(Source data)
________________________________________
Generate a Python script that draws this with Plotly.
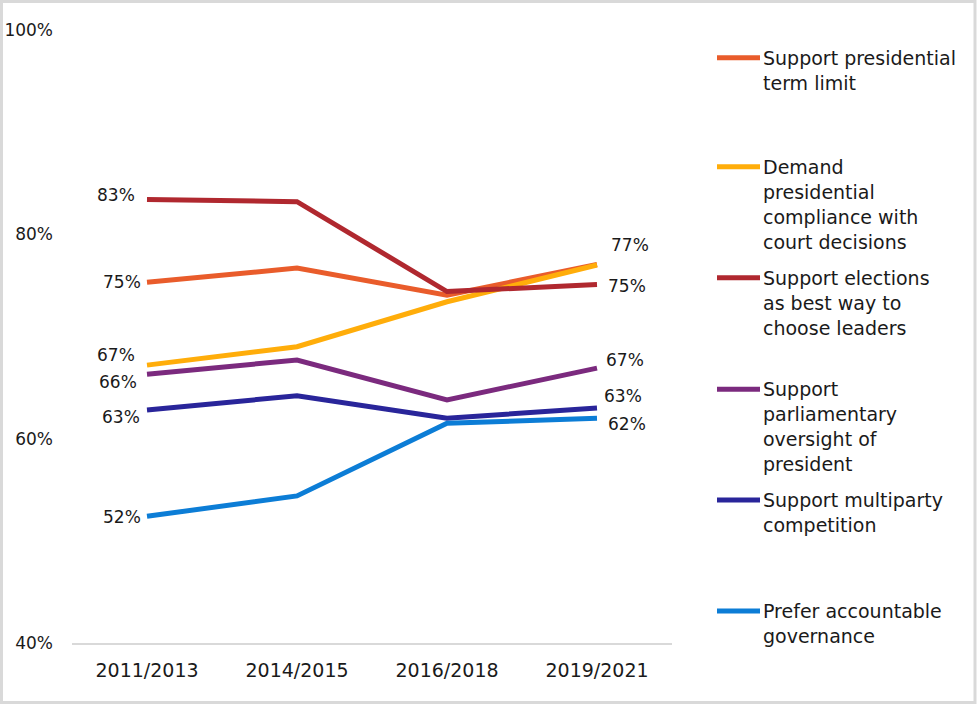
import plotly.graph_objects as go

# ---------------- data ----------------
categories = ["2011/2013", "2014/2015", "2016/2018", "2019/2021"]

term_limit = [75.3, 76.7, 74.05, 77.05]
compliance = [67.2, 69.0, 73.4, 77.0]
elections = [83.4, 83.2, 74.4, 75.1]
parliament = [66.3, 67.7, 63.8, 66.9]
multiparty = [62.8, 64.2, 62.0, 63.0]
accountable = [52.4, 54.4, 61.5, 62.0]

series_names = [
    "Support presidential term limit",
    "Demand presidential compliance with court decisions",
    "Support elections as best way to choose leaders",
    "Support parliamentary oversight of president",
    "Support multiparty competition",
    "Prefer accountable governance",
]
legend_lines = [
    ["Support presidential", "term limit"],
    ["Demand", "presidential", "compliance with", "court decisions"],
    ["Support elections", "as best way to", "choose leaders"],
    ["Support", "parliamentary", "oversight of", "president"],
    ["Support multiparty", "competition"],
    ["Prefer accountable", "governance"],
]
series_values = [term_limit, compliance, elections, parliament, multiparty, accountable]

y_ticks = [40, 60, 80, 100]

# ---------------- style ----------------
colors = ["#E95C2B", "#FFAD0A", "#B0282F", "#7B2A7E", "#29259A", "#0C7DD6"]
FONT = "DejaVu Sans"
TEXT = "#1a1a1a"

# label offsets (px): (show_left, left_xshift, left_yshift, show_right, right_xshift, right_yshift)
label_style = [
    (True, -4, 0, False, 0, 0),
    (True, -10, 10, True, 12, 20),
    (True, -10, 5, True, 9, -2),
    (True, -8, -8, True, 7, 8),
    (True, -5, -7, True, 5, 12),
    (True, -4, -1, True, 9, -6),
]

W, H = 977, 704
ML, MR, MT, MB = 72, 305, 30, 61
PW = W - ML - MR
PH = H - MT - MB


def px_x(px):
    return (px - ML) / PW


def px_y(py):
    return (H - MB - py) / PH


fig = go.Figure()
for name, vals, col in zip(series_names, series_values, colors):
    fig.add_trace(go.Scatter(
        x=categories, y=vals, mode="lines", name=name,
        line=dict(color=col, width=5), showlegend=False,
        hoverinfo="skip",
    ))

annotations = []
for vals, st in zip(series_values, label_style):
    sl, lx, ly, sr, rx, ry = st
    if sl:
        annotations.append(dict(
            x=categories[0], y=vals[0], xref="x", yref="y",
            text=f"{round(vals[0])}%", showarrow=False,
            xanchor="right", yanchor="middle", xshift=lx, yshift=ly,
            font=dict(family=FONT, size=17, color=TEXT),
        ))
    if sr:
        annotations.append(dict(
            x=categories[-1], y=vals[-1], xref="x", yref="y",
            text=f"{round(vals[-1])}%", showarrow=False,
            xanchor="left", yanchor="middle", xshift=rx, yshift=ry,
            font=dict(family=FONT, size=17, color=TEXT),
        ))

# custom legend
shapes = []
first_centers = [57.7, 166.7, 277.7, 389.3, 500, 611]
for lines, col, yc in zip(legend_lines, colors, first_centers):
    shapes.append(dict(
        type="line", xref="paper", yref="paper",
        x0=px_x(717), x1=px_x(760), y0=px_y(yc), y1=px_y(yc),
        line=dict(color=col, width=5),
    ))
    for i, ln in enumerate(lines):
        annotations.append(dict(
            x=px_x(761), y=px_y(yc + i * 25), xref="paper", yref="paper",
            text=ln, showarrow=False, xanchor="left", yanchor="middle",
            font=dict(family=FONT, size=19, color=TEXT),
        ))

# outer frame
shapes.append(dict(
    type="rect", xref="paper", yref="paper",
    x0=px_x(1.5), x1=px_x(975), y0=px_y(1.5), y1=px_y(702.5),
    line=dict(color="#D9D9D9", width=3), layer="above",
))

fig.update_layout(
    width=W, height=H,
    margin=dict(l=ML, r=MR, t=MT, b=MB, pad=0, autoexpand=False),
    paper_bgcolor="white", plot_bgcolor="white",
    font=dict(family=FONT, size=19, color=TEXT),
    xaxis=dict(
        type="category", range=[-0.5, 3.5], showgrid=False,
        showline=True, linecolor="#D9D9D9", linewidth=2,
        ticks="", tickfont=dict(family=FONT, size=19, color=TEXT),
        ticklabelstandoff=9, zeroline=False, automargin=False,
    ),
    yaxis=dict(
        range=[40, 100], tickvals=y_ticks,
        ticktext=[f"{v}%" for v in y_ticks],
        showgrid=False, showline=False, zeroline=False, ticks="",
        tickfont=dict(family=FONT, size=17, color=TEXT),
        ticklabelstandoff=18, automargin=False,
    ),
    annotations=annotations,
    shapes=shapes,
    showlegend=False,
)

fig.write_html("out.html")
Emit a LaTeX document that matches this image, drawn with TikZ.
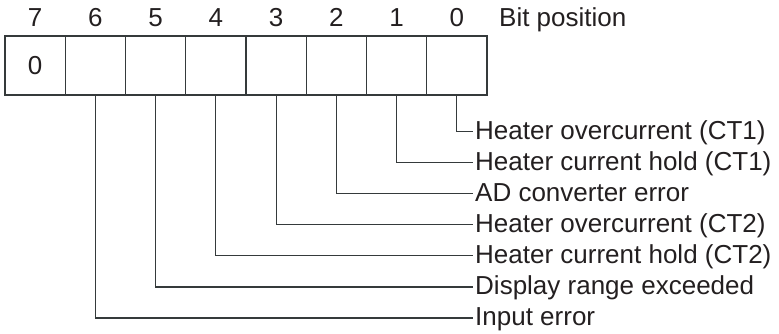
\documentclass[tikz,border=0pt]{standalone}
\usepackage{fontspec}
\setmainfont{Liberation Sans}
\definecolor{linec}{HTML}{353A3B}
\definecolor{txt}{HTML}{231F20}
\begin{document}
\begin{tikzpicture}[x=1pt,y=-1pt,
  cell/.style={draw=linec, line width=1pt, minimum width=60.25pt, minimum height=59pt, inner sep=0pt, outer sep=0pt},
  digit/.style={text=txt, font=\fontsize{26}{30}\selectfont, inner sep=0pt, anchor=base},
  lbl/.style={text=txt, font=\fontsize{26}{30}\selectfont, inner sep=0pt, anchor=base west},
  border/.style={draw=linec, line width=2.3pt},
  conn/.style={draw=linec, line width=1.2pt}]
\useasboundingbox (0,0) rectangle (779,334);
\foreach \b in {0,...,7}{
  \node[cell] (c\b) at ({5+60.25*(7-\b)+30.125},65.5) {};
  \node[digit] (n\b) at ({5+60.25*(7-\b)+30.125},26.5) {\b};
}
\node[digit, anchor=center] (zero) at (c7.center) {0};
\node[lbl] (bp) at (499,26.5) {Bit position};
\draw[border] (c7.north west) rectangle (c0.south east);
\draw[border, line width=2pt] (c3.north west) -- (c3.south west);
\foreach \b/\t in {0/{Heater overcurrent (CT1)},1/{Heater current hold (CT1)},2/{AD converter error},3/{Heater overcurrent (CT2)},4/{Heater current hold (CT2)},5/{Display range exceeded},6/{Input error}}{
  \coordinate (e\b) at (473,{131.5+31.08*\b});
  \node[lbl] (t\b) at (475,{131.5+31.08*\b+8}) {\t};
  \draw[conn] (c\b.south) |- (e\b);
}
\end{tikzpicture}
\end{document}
________________________________________
EXERCISE TASK:
Within the material above, find the lines that contain the word "this"; copy them.

EXERCISE ANSWER:
Generate a Python script that draws this with Plotly.
Emit a LaTeX document that matches this image, drawn with TikZ.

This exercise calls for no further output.